Instructions to follow.
Only the lines from the one containing "Output the LaTeX" through the one containing "(sivb) at (291,210)" belong in the answer; copy them exactly and leave out pictures.

Figure scripts
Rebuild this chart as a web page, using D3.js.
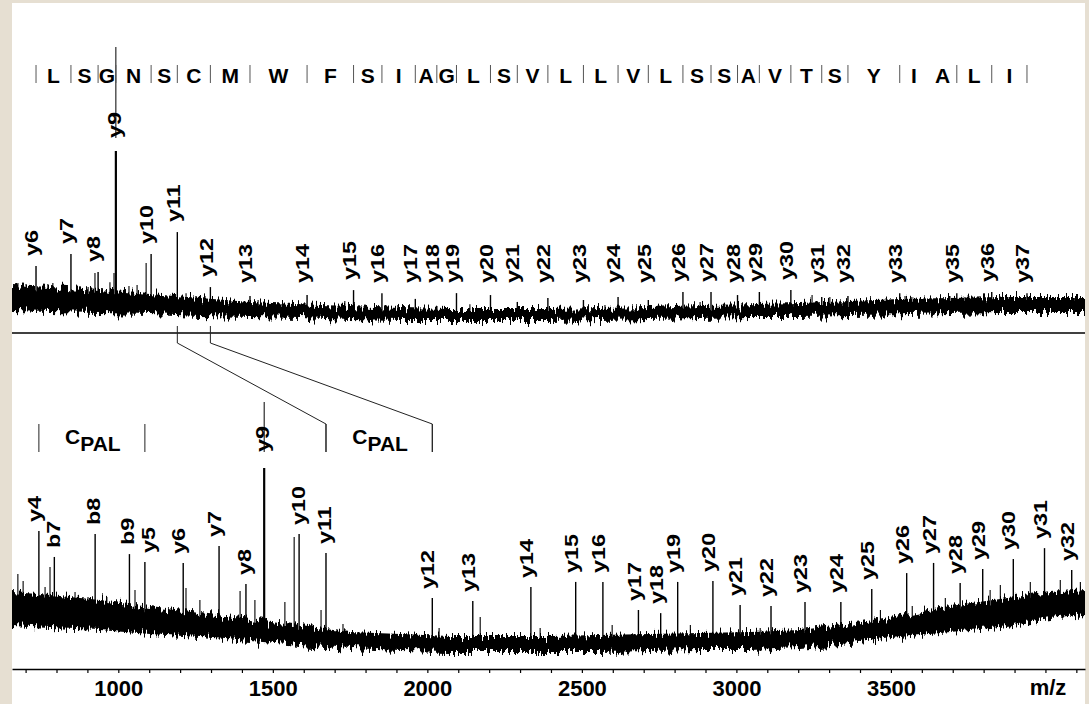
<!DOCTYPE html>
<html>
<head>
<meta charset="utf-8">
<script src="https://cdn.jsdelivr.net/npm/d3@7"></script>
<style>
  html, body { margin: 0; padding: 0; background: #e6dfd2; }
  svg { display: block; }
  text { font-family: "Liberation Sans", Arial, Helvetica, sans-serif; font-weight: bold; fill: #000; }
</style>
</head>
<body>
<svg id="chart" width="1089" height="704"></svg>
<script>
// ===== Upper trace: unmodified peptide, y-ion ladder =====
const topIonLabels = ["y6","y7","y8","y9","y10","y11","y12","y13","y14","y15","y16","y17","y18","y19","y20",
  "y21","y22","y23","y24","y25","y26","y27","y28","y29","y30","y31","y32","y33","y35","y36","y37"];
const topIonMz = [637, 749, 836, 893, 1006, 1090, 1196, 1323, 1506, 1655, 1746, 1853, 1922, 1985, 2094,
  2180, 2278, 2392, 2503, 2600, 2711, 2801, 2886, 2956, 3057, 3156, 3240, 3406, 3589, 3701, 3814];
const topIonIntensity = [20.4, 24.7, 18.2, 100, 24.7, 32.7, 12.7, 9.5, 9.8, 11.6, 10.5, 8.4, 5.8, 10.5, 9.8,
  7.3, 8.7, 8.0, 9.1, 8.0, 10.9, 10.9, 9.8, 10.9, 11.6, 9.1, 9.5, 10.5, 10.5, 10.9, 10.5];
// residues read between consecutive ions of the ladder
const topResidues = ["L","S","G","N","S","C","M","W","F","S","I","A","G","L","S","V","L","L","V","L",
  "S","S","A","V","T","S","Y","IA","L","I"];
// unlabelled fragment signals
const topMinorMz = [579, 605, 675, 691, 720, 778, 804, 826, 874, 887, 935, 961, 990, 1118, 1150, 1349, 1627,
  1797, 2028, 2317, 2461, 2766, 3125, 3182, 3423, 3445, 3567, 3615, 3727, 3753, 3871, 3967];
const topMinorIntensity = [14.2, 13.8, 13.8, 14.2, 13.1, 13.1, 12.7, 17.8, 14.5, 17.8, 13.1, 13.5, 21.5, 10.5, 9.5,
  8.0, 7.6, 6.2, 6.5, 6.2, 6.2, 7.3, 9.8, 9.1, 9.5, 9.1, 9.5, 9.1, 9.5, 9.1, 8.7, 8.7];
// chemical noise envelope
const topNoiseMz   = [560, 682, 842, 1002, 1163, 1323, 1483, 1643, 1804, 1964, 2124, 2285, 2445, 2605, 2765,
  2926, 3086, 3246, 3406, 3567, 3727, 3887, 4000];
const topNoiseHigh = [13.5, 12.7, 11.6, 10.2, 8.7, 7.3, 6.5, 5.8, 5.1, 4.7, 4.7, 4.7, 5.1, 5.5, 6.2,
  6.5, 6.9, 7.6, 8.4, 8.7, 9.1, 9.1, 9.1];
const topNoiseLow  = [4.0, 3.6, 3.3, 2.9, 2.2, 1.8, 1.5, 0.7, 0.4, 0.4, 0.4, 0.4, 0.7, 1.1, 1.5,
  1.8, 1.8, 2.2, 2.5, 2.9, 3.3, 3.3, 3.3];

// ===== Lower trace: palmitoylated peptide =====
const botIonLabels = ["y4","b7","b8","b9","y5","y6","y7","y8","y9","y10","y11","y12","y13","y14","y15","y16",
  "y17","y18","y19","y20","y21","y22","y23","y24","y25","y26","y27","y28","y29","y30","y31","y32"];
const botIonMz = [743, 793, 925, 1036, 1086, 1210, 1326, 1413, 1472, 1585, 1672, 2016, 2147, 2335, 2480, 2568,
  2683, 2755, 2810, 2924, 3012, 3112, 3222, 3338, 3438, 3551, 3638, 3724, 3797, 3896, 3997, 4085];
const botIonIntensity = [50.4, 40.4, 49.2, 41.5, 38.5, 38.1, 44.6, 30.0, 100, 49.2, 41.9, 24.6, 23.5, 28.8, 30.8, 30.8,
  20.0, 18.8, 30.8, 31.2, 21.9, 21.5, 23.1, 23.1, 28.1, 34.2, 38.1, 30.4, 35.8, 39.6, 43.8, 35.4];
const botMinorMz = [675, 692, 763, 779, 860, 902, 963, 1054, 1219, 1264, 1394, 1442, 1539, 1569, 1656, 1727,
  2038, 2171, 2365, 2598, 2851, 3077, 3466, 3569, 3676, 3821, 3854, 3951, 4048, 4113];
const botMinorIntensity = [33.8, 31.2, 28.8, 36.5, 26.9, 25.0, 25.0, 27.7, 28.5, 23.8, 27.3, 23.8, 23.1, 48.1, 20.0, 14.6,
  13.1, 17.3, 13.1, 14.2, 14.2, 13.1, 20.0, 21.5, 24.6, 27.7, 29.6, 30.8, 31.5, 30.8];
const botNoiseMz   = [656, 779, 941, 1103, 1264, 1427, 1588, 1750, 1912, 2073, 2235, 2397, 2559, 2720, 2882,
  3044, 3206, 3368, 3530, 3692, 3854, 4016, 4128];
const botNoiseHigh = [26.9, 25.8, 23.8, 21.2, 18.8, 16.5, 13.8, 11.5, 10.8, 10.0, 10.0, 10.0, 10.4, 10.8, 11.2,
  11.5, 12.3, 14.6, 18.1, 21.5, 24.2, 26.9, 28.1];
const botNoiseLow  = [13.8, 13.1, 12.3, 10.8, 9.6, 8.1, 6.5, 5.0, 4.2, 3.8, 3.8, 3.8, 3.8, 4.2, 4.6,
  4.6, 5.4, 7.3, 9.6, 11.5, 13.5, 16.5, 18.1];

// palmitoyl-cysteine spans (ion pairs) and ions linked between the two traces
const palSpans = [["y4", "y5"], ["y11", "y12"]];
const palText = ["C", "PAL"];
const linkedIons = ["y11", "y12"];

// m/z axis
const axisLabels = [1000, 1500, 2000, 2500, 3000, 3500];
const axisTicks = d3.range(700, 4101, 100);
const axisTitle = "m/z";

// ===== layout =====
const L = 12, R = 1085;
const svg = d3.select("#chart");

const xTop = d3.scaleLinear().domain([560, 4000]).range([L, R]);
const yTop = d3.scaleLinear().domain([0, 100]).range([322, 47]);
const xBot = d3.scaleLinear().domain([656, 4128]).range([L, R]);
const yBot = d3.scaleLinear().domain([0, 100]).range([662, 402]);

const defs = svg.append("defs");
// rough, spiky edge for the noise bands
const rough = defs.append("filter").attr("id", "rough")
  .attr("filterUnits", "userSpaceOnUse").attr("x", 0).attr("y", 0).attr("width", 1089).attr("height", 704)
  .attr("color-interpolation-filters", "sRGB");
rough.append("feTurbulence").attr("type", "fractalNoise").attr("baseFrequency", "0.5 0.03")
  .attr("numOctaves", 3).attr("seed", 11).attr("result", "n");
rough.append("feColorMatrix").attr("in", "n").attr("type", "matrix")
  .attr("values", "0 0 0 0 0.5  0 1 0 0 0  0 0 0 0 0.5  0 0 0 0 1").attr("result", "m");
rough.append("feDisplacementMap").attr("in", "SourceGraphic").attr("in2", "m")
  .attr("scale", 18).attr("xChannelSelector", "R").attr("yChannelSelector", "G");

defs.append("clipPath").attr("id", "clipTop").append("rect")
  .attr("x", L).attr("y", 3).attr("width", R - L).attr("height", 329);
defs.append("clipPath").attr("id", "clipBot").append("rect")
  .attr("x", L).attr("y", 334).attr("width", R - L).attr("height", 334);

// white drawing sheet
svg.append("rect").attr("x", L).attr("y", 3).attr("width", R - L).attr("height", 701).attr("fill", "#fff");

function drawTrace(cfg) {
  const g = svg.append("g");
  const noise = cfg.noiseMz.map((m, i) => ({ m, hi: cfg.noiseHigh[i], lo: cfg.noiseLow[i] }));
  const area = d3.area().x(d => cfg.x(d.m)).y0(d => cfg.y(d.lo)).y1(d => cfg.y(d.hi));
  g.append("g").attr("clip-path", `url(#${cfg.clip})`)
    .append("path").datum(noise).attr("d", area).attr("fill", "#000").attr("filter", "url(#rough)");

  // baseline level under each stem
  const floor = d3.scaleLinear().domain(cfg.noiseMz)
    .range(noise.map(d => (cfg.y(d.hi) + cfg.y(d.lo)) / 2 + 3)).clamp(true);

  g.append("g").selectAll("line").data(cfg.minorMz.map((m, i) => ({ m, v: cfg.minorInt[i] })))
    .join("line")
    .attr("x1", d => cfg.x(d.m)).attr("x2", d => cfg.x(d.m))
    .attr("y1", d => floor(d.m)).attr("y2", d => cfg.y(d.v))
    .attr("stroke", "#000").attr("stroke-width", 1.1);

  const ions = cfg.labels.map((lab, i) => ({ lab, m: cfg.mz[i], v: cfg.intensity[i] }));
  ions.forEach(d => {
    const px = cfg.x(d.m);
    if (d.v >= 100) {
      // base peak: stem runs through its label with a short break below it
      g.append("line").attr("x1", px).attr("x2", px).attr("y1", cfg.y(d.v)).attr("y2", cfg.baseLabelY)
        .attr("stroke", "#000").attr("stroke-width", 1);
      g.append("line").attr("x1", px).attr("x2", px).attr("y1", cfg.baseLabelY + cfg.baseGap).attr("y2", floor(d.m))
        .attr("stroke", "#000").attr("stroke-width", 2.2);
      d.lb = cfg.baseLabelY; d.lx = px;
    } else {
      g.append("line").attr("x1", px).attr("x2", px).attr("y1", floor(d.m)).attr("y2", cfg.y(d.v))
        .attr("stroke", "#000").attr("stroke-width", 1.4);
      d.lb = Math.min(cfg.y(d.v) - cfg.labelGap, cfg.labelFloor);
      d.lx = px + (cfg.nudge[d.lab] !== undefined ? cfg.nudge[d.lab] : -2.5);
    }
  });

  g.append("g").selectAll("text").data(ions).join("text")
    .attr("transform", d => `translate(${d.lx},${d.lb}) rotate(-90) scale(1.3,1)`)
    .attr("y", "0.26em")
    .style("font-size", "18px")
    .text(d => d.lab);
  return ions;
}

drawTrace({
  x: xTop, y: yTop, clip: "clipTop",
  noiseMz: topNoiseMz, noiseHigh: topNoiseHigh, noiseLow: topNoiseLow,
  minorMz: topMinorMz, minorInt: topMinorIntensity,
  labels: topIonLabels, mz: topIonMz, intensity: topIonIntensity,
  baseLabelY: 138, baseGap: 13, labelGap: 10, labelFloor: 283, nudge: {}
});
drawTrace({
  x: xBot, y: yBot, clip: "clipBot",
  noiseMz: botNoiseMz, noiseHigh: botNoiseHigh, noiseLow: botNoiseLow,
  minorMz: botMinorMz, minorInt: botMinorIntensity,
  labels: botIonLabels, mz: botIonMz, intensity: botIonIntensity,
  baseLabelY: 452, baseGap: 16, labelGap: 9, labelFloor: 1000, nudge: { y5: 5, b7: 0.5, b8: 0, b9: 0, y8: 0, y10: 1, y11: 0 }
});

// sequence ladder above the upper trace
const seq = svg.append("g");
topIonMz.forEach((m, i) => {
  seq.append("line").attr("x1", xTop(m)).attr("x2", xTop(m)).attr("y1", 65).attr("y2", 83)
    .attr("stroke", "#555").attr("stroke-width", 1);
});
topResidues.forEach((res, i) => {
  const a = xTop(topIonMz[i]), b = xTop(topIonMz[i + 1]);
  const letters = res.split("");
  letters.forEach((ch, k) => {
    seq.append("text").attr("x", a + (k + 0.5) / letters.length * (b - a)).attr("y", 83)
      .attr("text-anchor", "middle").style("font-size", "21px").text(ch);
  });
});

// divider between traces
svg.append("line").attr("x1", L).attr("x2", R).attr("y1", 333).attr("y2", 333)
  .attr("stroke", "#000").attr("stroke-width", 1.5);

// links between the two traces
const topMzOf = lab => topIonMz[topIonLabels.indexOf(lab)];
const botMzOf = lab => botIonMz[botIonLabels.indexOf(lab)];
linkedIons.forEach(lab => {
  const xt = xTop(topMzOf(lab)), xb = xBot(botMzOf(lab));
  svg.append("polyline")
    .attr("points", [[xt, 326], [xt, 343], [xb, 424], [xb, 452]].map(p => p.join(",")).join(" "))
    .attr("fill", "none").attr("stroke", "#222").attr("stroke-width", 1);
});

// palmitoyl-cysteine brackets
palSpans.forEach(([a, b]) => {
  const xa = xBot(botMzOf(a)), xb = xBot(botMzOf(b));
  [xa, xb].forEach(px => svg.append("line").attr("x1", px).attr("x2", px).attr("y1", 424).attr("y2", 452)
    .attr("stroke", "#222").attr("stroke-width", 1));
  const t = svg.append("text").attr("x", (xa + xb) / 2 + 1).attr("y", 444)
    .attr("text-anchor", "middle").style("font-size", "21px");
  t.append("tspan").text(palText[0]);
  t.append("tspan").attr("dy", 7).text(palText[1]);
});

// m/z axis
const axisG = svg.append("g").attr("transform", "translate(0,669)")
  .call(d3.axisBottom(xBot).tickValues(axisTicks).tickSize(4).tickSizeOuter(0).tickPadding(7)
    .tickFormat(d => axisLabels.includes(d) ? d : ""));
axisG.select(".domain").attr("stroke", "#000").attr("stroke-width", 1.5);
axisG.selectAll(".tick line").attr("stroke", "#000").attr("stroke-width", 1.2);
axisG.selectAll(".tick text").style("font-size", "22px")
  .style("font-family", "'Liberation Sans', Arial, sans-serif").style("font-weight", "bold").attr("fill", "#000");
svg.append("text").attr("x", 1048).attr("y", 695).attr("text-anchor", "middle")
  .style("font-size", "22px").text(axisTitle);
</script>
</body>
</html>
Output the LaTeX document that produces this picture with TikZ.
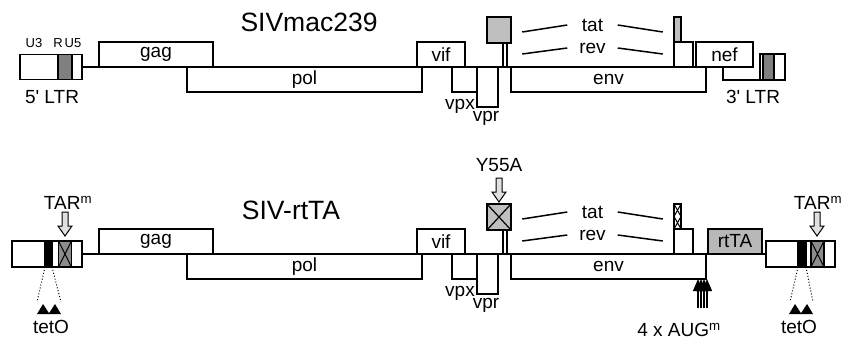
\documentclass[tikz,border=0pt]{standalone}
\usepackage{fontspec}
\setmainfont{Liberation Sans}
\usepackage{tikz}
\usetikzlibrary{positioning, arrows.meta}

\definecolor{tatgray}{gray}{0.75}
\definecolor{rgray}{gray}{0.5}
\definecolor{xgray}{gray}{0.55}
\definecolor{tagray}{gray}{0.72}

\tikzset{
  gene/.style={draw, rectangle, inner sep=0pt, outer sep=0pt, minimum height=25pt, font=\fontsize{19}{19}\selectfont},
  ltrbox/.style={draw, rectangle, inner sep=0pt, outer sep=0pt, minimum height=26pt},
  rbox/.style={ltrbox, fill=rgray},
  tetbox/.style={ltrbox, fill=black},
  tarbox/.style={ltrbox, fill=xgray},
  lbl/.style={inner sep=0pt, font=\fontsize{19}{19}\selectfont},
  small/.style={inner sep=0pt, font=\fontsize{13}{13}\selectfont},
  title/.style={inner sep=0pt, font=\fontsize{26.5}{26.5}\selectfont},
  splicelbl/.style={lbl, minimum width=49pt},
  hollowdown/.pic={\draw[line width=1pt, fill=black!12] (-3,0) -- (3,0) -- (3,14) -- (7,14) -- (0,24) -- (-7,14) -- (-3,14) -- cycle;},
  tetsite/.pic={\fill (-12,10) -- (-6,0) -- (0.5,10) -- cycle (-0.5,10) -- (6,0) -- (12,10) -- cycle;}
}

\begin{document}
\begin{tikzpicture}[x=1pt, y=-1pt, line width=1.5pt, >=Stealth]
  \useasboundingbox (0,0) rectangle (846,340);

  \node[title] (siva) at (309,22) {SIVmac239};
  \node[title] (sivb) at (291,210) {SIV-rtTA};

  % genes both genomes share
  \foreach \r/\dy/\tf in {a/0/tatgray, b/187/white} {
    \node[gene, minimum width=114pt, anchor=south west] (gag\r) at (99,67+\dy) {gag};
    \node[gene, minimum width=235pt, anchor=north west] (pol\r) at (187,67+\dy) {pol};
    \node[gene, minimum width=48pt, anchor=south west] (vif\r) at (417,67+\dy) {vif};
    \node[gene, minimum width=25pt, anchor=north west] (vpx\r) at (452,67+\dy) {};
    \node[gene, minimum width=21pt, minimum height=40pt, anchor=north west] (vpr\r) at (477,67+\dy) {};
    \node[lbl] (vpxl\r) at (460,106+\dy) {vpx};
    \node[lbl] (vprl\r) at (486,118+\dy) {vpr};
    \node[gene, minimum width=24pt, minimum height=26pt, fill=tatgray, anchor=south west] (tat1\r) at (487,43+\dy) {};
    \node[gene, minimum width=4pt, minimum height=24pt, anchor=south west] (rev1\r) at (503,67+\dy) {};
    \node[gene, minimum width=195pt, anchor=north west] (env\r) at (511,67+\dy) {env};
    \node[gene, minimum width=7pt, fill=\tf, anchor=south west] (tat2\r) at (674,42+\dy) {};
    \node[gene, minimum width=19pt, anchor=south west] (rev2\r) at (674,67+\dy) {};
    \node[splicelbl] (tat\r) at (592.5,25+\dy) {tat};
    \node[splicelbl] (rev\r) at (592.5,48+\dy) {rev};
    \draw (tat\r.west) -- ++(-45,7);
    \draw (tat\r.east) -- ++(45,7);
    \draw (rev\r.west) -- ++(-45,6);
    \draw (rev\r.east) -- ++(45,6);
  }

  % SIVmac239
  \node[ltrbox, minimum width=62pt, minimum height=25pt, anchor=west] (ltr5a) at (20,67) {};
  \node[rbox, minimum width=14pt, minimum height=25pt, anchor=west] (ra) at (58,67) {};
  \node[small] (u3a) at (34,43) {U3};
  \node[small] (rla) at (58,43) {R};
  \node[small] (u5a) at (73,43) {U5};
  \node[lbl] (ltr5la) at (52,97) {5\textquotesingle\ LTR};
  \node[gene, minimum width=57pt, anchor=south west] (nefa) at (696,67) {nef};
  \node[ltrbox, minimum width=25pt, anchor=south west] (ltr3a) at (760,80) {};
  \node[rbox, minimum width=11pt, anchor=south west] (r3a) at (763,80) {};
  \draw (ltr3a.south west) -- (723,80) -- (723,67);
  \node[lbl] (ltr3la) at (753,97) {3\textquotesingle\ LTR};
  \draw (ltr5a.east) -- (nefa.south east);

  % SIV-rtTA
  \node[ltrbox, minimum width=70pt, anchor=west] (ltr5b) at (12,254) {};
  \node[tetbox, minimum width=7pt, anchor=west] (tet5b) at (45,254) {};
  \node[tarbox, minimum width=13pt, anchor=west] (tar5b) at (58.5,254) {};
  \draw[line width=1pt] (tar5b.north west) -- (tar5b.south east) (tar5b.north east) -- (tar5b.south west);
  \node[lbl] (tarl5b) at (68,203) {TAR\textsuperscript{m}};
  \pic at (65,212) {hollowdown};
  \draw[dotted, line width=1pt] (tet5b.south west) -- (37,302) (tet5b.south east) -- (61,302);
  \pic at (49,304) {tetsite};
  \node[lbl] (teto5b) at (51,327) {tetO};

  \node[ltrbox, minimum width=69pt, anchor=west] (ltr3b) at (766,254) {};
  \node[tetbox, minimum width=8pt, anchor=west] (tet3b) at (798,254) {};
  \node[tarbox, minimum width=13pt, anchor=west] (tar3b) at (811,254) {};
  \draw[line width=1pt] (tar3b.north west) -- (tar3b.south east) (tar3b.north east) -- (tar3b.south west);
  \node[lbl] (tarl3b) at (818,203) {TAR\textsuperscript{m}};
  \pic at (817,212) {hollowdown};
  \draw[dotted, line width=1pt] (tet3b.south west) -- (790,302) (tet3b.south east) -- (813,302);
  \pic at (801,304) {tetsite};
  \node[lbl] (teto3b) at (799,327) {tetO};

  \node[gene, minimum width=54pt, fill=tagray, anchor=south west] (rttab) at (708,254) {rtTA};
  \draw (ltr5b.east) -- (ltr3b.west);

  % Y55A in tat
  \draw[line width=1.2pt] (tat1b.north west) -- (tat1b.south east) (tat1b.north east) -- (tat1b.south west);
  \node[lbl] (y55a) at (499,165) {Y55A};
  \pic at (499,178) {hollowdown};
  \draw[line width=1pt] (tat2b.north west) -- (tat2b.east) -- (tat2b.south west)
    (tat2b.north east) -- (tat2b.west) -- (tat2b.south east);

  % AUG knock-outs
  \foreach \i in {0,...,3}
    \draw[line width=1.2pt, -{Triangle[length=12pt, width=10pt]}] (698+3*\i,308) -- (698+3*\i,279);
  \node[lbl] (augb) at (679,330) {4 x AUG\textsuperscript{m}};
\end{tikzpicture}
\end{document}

Right answer.
Output the LaTeX document that produces this picture with TikZ.
\documentclass[tikz,border=0pt]{standalone}
\usepackage{fontspec}
\setmainfont{Liberation Sans}
\usepackage{tikz}
\usetikzlibrary{positioning, arrows.meta}

\definecolor{tatgray}{gray}{0.75}
\definecolor{rgray}{gray}{0.5}
\definecolor{xgray}{gray}{0.55}
\definecolor{tagray}{gray}{0.72}

\tikzset{
  gene/.style={draw, rectangle, inner sep=0pt, outer sep=0pt, minimum height=25pt, font=\fontsize{19}{19}\selectfont},
  ltrbox/.style={draw, rectangle, inner sep=0pt, outer sep=0pt, minimum height=26pt},
  rbox/.style={ltrbox, fill=rgray},
  tetbox/.style={ltrbox, fill=black},
  tarbox/.style={ltrbox, fill=xgray},
  lbl/.style={inner sep=0pt, font=\fontsize{19}{19}\selectfont},
  small/.style={inner sep=0pt, font=\fontsize{13}{13}\selectfont},
  title/.style={inner sep=0pt, font=\fontsize{26.5}{26.5}\selectfont},
  splicelbl/.style={lbl, minimum width=49pt},
  hollowdown/.pic={\draw[line width=1pt, fill=black!12] (-3,0) -- (3,0) -- (3,14) -- (7,14) -- (0,24) -- (-7,14) -- (-3,14) -- cycle;},
  tetsite/.pic={\fill (-12,10) -- (-6,0) -- (0.5,10) -- cycle (-0.5,10) -- (6,0) -- (12,10) -- cycle;}
}

\begin{document}
\begin{tikzpicture}[x=1pt, y=-1pt, line width=1.5pt, >=Stealth]
  \useasboundingbox (0,0) rectangle (846,340);

  \node[title] (siva) at (309,22) {SIVmac239};
  \node[title] (sivb) at (291,210) {SIV-rtTA};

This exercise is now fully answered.